This first-hand testimony offers something more than morsels. It bears witness to the nature of war. An American soldier from the 4th Infantry Division remembers their initial advance inland after the gruelling beach landings: "French people, of course, lived there. Us being there was as big a surprise as anything in the world to these people... One man started to run, and we hollered for him to halt. He didn't halt, and one of our men shot him and left him there. I remember one house a couple of us went into and hollered, trying to tell them to come out. We didn't know any French. Nobody came out. We took a rifle butt and knocked the door in. I threw a grenade in the door, stepped back and waited until it exploded. There was a man, three or four women and two or three kids in that room. The only damage that was done was the old man had a cut on his cheek. It was just a piece of luck that they didn't all get killed."
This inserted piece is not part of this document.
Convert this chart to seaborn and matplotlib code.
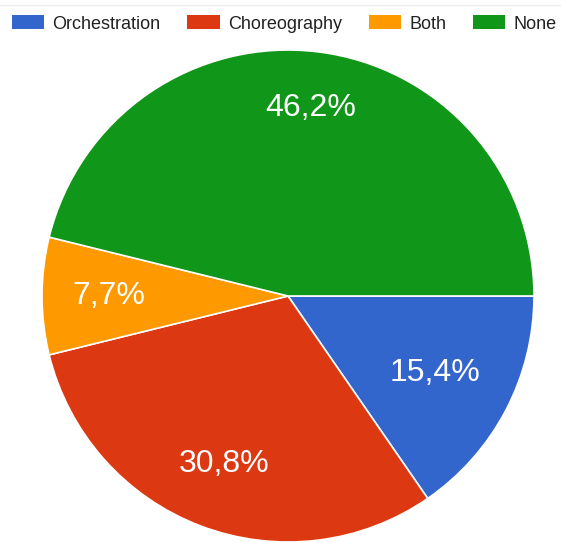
import numpy as np
import matplotlib
matplotlib.use("Agg")
import matplotlib.pyplot as plt
import seaborn as sns
from matplotlib.patches import Patch

# Survey answers: which composition style is used
categories = ["Orchestration", "Choreography", "Both", "None"]
counts = [2, 4, 1, 6]
pct_labels = ["15,4%", "30,8%", "7,7%", "46,2%"]

sns.set_theme(style="white")
plt.rcParams["font.family"] = ["Liberation Sans", "DejaVu Sans"]

colors = ["#3366cc", "#dc3912", "#ff9900", "#109618"]
label_radius = [0.675, 0.73, 0.73, 0.77]

fig = plt.figure(figsize=(5.61, 5.42), dpi=100)
W, H = 561, 542
cx, cy, r = 288, 296, 246
ax = fig.add_axes([(cx - r) / W, (H - cy - r) / H, 2 * r / W, 2 * r / H])

wedges, _ = ax.pie(
    counts,
    colors=colors,
    startangle=0,
    counterclock=False,
    radius=1.0,
    wedgeprops=dict(edgecolor="white", linewidth=1.2),
)
for w, lab, rad in zip(wedges, pct_labels, label_radius):
    mid = np.deg2rad((w.theta1 + w.theta2) / 2)
    ax.text(rad * np.cos(mid), rad * np.sin(mid), lab, color="white",
            fontsize=23, ha="center", va="center")
ax.set_xlim(-1, 1)
ax.set_ylim(-1, 1)
ax.set_aspect("equal")
ax.axis("off")

# Thin separator above the legend
fig.add_artist(plt.Line2D([0, 1], [1 - 5 / H, 1 - 5 / H], color="#ececec",
                          linewidth=1, transform=fig.transFigure))

handles = [Patch(facecolor=c, edgecolor="none") for c in colors]
fig.legend(
    handles, categories,
    loc="center left", bbox_to_anchor=(12 / W, 1 - 24 / H),
    ncol=4, frameon=False, fontsize=13,
    handlelength=1.78, handleheight=0.78, handletextpad=0.45,
    columnspacing=1.5, borderpad=0, borderaxespad=0,
    labelcolor="#222222",
)

fig.savefig("out.png", dpi=100)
Moving on, they encounter some Germans dug in on a small hill. With tank fire support, they manage to take the hill: "It was pretty rough. And those guys [the Germans] were baffled and they were crazy. There were quite a few of them still in their foxholes. Then I saw quite a few of them short right in the foxholes. We didn't take prisoners and there was nothing to do but kill them, and we did, and I'd never shot one like that."

The "barbarisation of war" is usually held to be a phenomenon of the Eastern front. The war in the West is supposed to be different. Our chaps, after all, did not go in for that sort of thing, whatever the Hun may have got up to. Beevor does not entirely dispose of that distinction, but he seems deliberately to blur it.
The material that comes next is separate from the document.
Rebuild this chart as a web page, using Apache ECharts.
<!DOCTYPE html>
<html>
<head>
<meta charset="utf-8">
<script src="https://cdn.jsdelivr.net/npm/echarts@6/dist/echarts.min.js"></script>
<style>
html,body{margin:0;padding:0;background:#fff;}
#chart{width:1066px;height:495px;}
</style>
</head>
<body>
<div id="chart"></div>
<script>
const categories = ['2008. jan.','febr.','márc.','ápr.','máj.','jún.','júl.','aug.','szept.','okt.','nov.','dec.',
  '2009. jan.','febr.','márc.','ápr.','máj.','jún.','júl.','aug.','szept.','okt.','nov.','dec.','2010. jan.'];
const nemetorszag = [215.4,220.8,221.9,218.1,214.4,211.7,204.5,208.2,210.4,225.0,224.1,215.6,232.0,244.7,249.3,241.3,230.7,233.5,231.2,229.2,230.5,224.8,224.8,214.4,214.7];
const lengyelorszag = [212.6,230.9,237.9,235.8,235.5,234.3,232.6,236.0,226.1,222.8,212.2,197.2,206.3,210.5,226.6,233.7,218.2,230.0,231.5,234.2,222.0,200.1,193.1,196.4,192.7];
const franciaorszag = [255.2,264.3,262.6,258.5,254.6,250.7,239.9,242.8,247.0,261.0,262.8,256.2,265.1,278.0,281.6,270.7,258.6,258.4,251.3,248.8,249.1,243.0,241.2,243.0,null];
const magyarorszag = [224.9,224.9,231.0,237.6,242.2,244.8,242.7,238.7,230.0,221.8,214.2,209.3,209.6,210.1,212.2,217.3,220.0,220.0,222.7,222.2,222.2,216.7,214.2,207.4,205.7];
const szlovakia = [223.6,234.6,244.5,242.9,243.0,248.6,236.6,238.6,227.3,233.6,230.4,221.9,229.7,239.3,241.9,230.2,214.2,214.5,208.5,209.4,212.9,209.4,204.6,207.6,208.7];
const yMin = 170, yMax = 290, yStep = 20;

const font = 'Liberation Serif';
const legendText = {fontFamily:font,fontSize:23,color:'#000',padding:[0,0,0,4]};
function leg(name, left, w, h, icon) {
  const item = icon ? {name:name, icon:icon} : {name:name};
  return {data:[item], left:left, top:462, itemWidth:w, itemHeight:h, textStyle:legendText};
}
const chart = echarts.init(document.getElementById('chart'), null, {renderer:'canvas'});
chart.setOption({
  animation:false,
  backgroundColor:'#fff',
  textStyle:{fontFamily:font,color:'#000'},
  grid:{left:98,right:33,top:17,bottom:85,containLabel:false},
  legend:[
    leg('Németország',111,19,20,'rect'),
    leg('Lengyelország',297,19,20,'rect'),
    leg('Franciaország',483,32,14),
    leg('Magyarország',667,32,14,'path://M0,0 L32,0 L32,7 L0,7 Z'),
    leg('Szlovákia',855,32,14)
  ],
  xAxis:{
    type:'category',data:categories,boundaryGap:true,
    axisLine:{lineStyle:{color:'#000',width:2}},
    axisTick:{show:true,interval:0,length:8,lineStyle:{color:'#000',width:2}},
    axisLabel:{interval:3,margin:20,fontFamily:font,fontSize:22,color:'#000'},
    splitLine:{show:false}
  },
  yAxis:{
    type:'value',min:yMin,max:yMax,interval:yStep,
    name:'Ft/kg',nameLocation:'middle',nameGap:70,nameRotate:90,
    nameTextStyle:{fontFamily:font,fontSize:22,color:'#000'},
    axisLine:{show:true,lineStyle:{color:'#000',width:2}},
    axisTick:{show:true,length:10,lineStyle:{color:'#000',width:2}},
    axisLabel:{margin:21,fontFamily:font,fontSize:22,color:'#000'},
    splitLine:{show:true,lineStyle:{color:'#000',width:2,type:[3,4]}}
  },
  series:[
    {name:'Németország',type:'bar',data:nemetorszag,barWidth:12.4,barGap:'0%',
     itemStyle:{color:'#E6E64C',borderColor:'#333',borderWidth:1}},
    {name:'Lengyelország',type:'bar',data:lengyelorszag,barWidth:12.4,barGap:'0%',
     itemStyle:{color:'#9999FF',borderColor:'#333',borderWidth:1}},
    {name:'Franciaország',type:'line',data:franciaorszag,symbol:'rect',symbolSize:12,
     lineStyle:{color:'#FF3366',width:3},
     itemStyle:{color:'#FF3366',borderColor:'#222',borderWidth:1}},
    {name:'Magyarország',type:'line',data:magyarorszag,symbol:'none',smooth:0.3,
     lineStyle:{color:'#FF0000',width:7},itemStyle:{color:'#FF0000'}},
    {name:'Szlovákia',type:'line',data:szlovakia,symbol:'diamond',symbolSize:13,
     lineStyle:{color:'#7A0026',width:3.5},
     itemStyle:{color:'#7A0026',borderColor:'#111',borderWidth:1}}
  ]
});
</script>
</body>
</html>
He characterises the battle for Normandy as a battle of attrition – a telling counter to the swashbuckling and bagpiping of legend – and gives a scrupulous accounting of its casual savagery. He goes as far as to assert that "the battle for Normandy was certainly comparable to that of the eastern front".

This comes as a surprise, not least from the chronicler of Stalingrad and Berlin. It seems to be based on the intensity and ferocity of the fighting, and in the first instance on calculations of average losses per division per month during the relevant period (June-August 1944, a comparatively short period), when the figure for the Germans in Normandy was around 2,300 and on the eastern front just under 1,000; for the Allies around 2,000; and for the Soviets, apparently, well under 1,500.
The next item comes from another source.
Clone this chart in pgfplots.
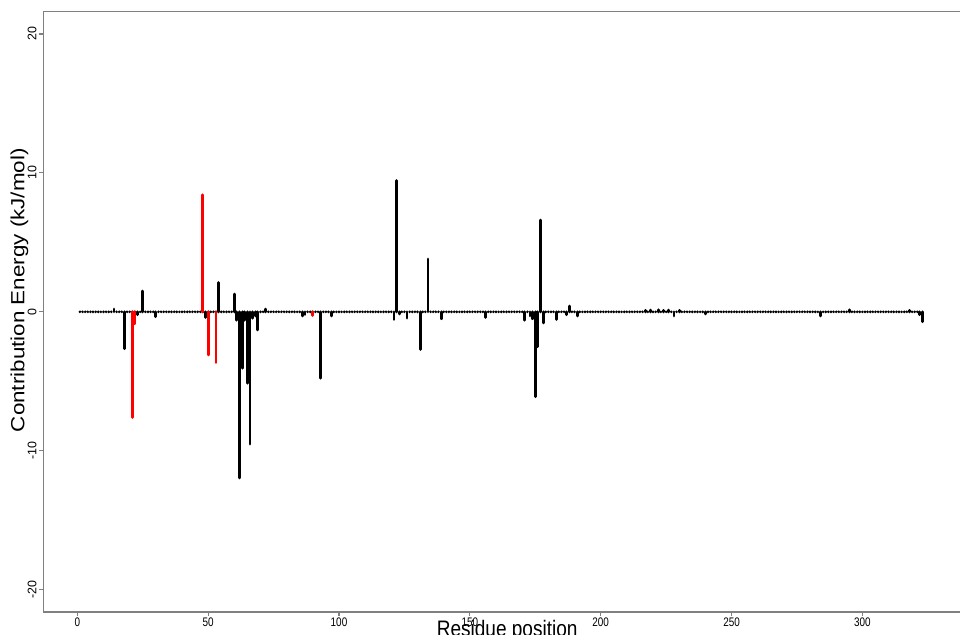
\documentclass[border=0pt]{standalone}
\usepackage{fontspec}
\setmainfont{Liberation Sans}
\usepackage{graphicx}
\usepackage{pgfplots}
\pgfplotsset{compat=1.18}
\definecolor{spine}{RGB}{128,128,128}
\definecolor{redbar}{RGB}{255,0,0}
\begin{document}
\begin{tikzpicture}
\begin{axis}[
  at={(0,0)}, anchor=south west,
  scale only axis,
  width=459.25pt, height=300.15pt,
  xmin=-13, xmax=338, ymin=-21.6, ymax=21.6,
  xtick={0,50,100,150,200,250,300},
  ytick={-20,-10,0,10,20},
  axis line style={spine, line width=0.75pt},
  tick style={spine, line width=0.6pt},
  tick align=outside, major tick length=2pt,
  tick pos=left,
  tick label style={font=\fontsize{6.2}{7}\selectfont, black},
  /pgf/number format/assume math mode=true,
  xticklabel={\scalebox{0.8}[1]{\pgfmathprintnumber{\tick}}},
  xticklabel style={anchor=north, inner sep=0.8pt},
  yticklabel style={rotate=90, anchor=south, inner sep=1.2pt},
  xlabel={\scalebox{0.85}[1]{Residue position}},
  xlabel style={at={(axis description cs:0.505,-0.0133)}, anchor=north, inner sep=0pt, font=\fontsize{11.2}{13}\selectfont},
  ylabel={\scalebox{1}[0.85]{Contribution Energy (kJ/mol)}},
  ylabel style={at={(axis description cs:-0.0261,0.536)}, anchor=center, inner sep=0pt, font=\fontsize{11.2}{13}\selectfont},
]
\addplot[ycomb, black, line width=1.45pt, line cap=round] coordinates {
(1,0)(2,0)(3,0)(4,0)(5,0)(6,0)(7,0)(8,0)(9,0)(10,0)
(11,0)(12,0)(13,0)(14,0.2)(15,0)(16,0)(17,0)(18,-2.65)(19,0)(20,0)
(21,0)(22,0)(23,-0.2)(24,0)(25,1.5)(26,0)(27,0)(28,0)(29,0)(30,-0.35)
(31,0)(32,0)(33,0)(34,0)(35,0)(36,0)(37,0)(38,0)(39,0)(40,0)
(41,0)(42,0)(43,0)(44,0)(45,0)(46,0)(47,0)(48,0)(49,-0.4)(50,0)
(51,0)(52,0)(53,0)(54,2.1)(55,0)(56,0)(57,0)(58,0)(59,0)(60,1.27)
(61,-0.6)(62,-11.95)(63,-4.05)(64,-0.6)(65,-5.13)(66,-9.52)(67,-0.45)(68,-0.3)(69,-1.3)(70,0)
(71,0)(72,0.2)(73,0)(74,0)(75,0)(76,0)(77,0)(78,0)(79,0)(80,0)
(81,0)(82,0)(83,0)(84,0)(85,0)(86,-0.3)(87,-0.2)(88,0)(89,0)(90,0)
(91,0)(92,0)(93,-4.77)(94,0)(95,0)(96,0)(97,-0.3)(98,0)(99,0)(100,0)
(101,0)(102,0)(103,0)(104,0)(105,0)(106,0)(107,0)(108,0)(109,0)(110,0)
(111,0)(112,0)(113,0)(114,0)(115,0)(116,0)(117,0)(118,0)(119,0)(120,0)
(121,-0.55)(122,9.45)(123,-0.15)(124,0)(125,0)(126,-0.45)(127,0)(128,0)(129,0)(130,0)
(131,-2.7)(132,0)(133,0)(134,3.8)(135,0)(136,0)(137,0)(138,0)(139,-0.5)(140,0)
(141,0)(142,0)(143,0)(144,0)(145,0)(146,0)(147,0)(148,0)(149,0)(150,0)
(151,0)(152,0)(153,0)(154,0)(155,0)(156,-0.4)(157,0)(158,0)(159,0)(160,0)
(161,0)(162,0)(163,0)(164,0)(165,0)(166,0)(167,0)(168,0)(169,0)(170,0)
(171,-0.6)(172,0)(173,-0.3)(174,-0.5)(175,-6.1)(176,-2.5)(177,6.6)(178,-0.8)(179,0)(180,0)
(181,0)(182,0)(183,-0.55)(184,0)(185,0)(186,0)(187,-0.2)(188,0.42)(189,0)(190,0)
(191,-0.3)(192,0)(193,0)(194,0)(195,0)(196,0)(197,0)(198,0)(199,0)(200,0)
(201,0)(202,0)(203,0)(204,0)(205,0)(206,0)(207,0)(208,0)(209,0)(210,0)
(211,0)(212,0)(213,0)(214,0)(215,0)(216,0)(217,0.1)(218,0)(219,0.12)(220,0)
(221,0)(222,0.15)(223,0)(224,0.1)(225,0)(226,0.12)(227,0)(228,-0.3)(229,0)(230,0.1)
(231,0)(232,0)(233,0)(234,0)(235,0)(236,0)(237,0)(238,0)(239,0)(240,-0.15)
(241,0)(242,0)(243,0)(244,0)(245,0)(246,0)(247,0)(248,0)(249,0)(250,0)
(251,0)(252,0)(253,0)(254,0)(255,0)(256,0)(257,0)(258,0)(259,0)(260,0)
(261,0)(262,0)(263,0)(264,0)(265,0)(266,0)(267,0)(268,0)(269,0)(270,0)
(271,0)(272,0)(273,0)(274,0)(275,0)(276,0)(277,0)(278,0)(279,0)(280,0)
(281,0)(282,0)(283,0)(284,-0.3)(285,0)(286,0)(287,0)(288,0)(289,0)(290,0)
(291,0)(292,0)(293,0)(294,0)(295,0.15)(296,0)(297,0)(298,0)(299,0)(300,0)
(301,0)(302,0)(303,0)(304,0)(305,0)(306,0)(307,0)(308,0)(309,0)(310,0)
(311,0)(312,0)(313,0)(314,0)(315,0)(316,0)(317,0)(318,0.1)(319,0)(320,0)
(321,0)(322,-0.2)(323,-0.7)
};
\addplot[ycomb, redbar, line width=1.45pt, line cap=round] coordinates {
(21,-7.6)(22,-0.86)(48,8.42)(50,-3.1)(53,-3.65)(90,-0.25)
};
\end{axis}
\pgfresetboundingbox
\useasboundingbox (-21.65pt,-11.5pt) rectangle (458.35pt,306pt);
\end{tikzpicture}
\end{document}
Along with the savagery goes the drollery. One French officer had a jeep with a sign saying "Mort aux Cons!" ("Death to Idiots!"). His superior asked, "Why do you want to kill everyone?" Beevor is finely attuned to the military cultures and sub-cultures he describes. He is particularly good on combat effectiveness, battle weariness, collaboration sentimentale, psychological breakdown, coping mechanisms, concepts of honour and military civility: the grandeur and servitude of arms.

One of his central themes is food. Civilian and military alike are obsessed with it. "When Arletty, the great actress and star of Les enfants du Paradis, died in 1992, she received admiring obituaries. These tended to pass over her controversial love affair conducted largely in the Hôtel Ritz with a Luftwaffe officer (who subsequently became a West German diplomat and was eaten by a crocodile when swimming in the River Congo). But then the letters to some newspapers revealed a lingering bitterness nearly fifty years later. It was not the fact of her sleeping with the enemy that had angered them, but the way she had eaten well in the Ritz while the rest of France was hungry."

If D-Day is not quite the equal of Stalingrad, it may be that the otherworldliness of that experience is difficult to conjure. Normandy is more ordinary. Even its savagery is ordinary. (Hence perhaps the crocodile: an occasional tendency to over-egg the footnotes.) And one ingredient is missing. Stalingrad is expertly thickened with the work of Vassily Grossman and his great novel, Life and Fate.

D-Day summons the ghost of the photographer Robert Capa, but the effect is not the same. Stalingrad has poetic depth. D-Day has narrative drive. It is compelling history, finely done. In the end, however, it stops in its tracks, as if the author himself is exhausted. Paris is liberated; the caravansarai moves on. No poetry after Normandy.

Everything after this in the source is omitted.